At the same time that the U.S. government remains bogged down in managing and maintaining the 160,000-mile national highway infrastructure, appropriating a 2010 Federal Highway Administration budget of $41.8 billion in the process, America’s 25,000 miles of natural waterways are already logistically capable of handling massive tonnage from the concrete highway system. Furthermore, this nation needs to address the national cargo distribution today as it is projected to grow by 73 percent over the next 25 years.

Urban areas of this country are already congested by gridlock, and the cost of building more highways to accommodate more freight would be astronomical, to say nothing about the impact on societal health care costs from additional carbon emissions. This nation doesn’t need more studies telling us that the aging railroad and existing roadway systems cannot handle more freight. It’s obvious to everyone living in America that there is already too much traffic on our roadways.

In 1957, more than 30 percent of this nation’s domestic freight moved by water. Today, less than four percent of the nation’s freight is waterborne. While the answer to highway congestion and pollution is found on our coastal and inland waterways, the government will need to provide incentives to move the AMH program forward with a sense of urgency. Currently there are 360 ports in the country that are fully capable of handling vessel cargoes, so the infrastructure is already in place to accommodate the transfer of over-the-road cargoes.

First and foremost, the Harbor Maintenance Tax must be repealed immediately because it re-taxes imported cargoes that are transferred to another U.S. destination by water. Moreover, while the tax collects $1.25 for each $1,000 of imported cargo value, the fact is the monies aren’t always used for their intended target. In fact, the Harbor Maintenance Trust Fund has been used for federal deficit reduction and other non-related activities.

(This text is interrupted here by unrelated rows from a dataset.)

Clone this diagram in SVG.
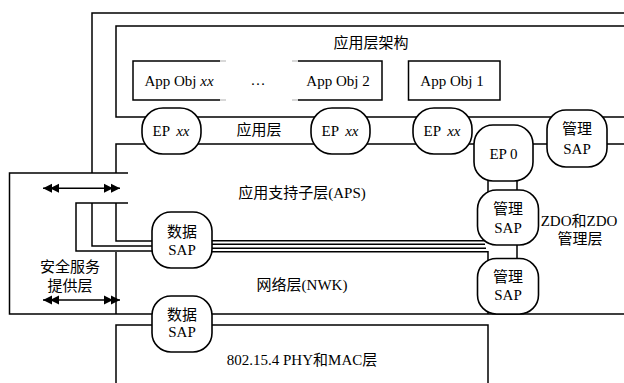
<svg xmlns="http://www.w3.org/2000/svg" width="624" height="383" viewBox="0 0 624 383">
<style>
.ln{fill:none;stroke:#000;stroke-width:1.5}
.fa{fill:none;stroke:#ccc;stroke-width:1.5}
.nd{fill:#fff;stroke:#000;stroke-width:1.6}
.bx{fill:#fff;stroke:#000;stroke-width:1.5}
text{font-family:"Liberation Serif","Noto Sans CJK SC",serif;font-size:15px;fill:#000;text-anchor:middle}
.cj{font-family:"Noto Sans CJK SC","Liberation Sans",sans-serif;font-size:15px}
.it{font-style:italic}
</style>
<defs>
<marker id="dbl" viewBox="0 -5 18 10" markerWidth="18" markerHeight="10" refX="17" refY="0" markerUnits="userSpaceOnUse" orient="auto-start-reverse">
<path d="M17,0 L8,-4.5 L8,4.5 Z M10,0 L1,-4.5 L1,4.5 Z" fill="#000"/>
</marker>
</defs>
<rect width="624" height="383" fill="#fff"/>
<g id="connectors">
<path class="ln" d="M624,13 H92 V173"/>
<path class="ln" d="M624,26 H116 V117 H624"/>
<path class="ln" d="M624,144 H116 V173"/>
<path class="ln" d="M128,173 H9.5 V314 H624"/>
<path class="ln" d="M128,203 H76 V251 H160"/>
<path class="ln" d="M92,203 V246 H160"/>
<path class="ln" d="M116,203 V241 H160"/>
<path class="ln" d="M116,252 V314"/>
<path class="ln" d="M205,240.7 H485"/>
<path class="ln" d="M205,244.2 H485"/>
<path class="ln" d="M205,248.2 H486"/>
<path class="ln" d="M205,251.8 H488 V314"/>
<path class="ln" d="M160,325 H116 V383"/>
<path class="ln" d="M205,325 H488 V383"/>
<path class="ln" d="M488,178 V192 M517,178 V192 M517,243 V260"/>
<path class="ln" d="M220,61 H133 V100 H220"/>
<path class="fa" d="M220,61 H226 M220,100 H226 M292,61 H298 M292,100 H298"/>
<path class="ln" d="M298,61 H382 V100 H298"/>
<line class="ln" x1="43" y1="188.3" x2="120" y2="188.3" marker-start="url(#dbl)" marker-end="url(#dbl)"/>
<line class="ln" x1="43" y1="300" x2="120" y2="300" marker-start="url(#dbl)" marker-end="url(#dbl)"/>
</g>
<g id="labels">
<text class="cj" x="371" y="47.5">应用层架构</text>
<text x="179" y="86">App Obj <tspan class="it">xx</tspan></text>
<text x="258" y="85">…</text>
<text x="338" y="86">App Obj 2</text>
<text class="cj" x="259" y="134.5">应用层</text>
<text x="302" y="197.5">应用支持子层(APS)</text>
<text x="302" y="290">网络层(NWK)</text>
<text x="302" y="364.5">802.15.4 PHY和MAC层</text>
<text x="579" y="226">ZDO和ZDO</text>
<text class="cj" x="580" y="244">管理层</text>
<text class="cj" x="70" y="272">安全服务</text>
<text class="cj" x="70" y="291">提供层</text>
</g>
<g id="appobj1"><rect class="bx" x="408.5" y="61" width="91.5" height="39"/><text x="452" y="86">App Obj 1</text></g>
<g id="ep1"><rect class="nd" x="142" y="108" width="59" height="46" rx="21"/><text x="171" y="136">EP <tspan class="it" dx="3">xx</tspan></text></g>
<g id="ep2"><rect class="nd" x="311" y="108" width="59" height="46" rx="21"/><text x="340" y="136">EP <tspan class="it" dx="3">xx</tspan></text></g>
<g id="ep3"><rect class="nd" x="413" y="108" width="59" height="46" rx="21"/><text x="442" y="136">EP <tspan class="it" dx="3">xx</tspan></text></g>
<g id="ep0"><rect class="nd" x="474" y="125" width="59" height="56" rx="19"/><text x="503.5" y="158.5">EP 0</text></g>
<g id="mgmt-sap-top"><rect class="nd" x="547" y="110" width="60" height="57" rx="19"/><text class="cj" x="577" y="133.5">管理</text><text x="577" y="153.5">SAP</text></g>
<g id="mgmt-sap-mid"><rect class="nd" x="477.5" y="190" width="61" height="55" rx="19"/><text class="cj" x="508" y="213.5">管理</text><text x="508" y="232.5">SAP</text></g>
<g id="mgmt-sap-low"><rect class="nd" x="477.5" y="258.5" width="61" height="55.5" rx="19"/><text class="cj" x="508" y="282">管理</text><text x="508" y="300">SAP</text></g>
<g id="data-sap-aps"><rect class="nd" x="152" y="212" width="60" height="56" rx="19"/><text class="cj" x="182" y="237">数据</text><text x="182" y="254.5">SAP</text></g>
<g id="data-sap-nwk"><rect class="nd" x="152" y="296" width="60" height="56" rx="19"/><text class="cj" x="182" y="319.5">数据</text><text x="182" y="337">SAP</text></g>
</svg>
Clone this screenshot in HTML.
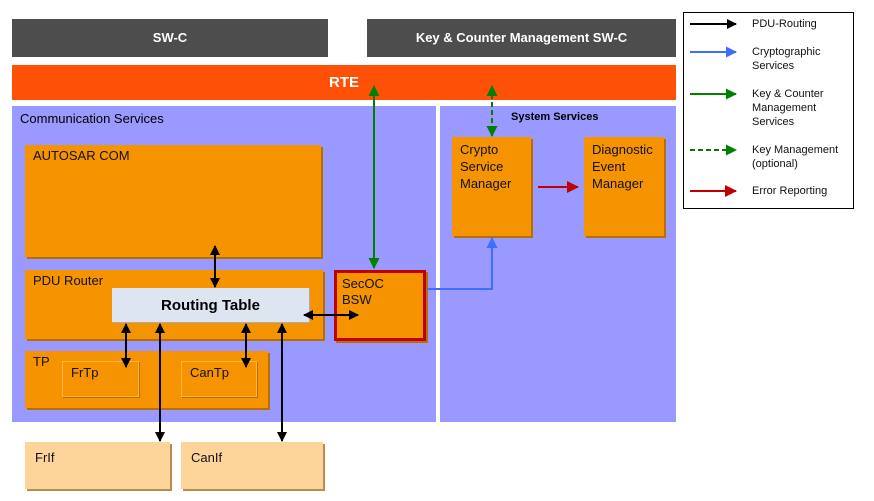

The tax is a bad idea whose time has passed, and repealing it is the first step in moving cargoes off concrete highways and onto the waterways.

The travesty of today’s U.S. merchant marine is that the average Jones Act vessel is 21.1 years old, and only six newly built vessels are scheduled to enter into service in 2010. Moreover, while subsidies for merchant marine services ended with the Reagan Administration in the 1980s, MARAD’s Title XI funding for 2010 stands at a meager $3.6 million. If the government is expecting private vessel operators to foot the bill to construct the necessary vessels to operate a short sea marine highway, then I’m telling you, “There’s no way to get there from here.”

What short sea shipping and the AMH program need is a high-profile “poster boy” whose name and credibility can move this strategic national program forward. There are a number of maritime executives in America whose company’s infrastructure and wherewithal can lead in revitalizing of US Shipbuilding, the US Merchant Marine, and solve the national highway congestion crisis. But, today, the Americas Marine Highway Program turns its lonely eyes to the mystical being on the horizon. Can you think of anybody?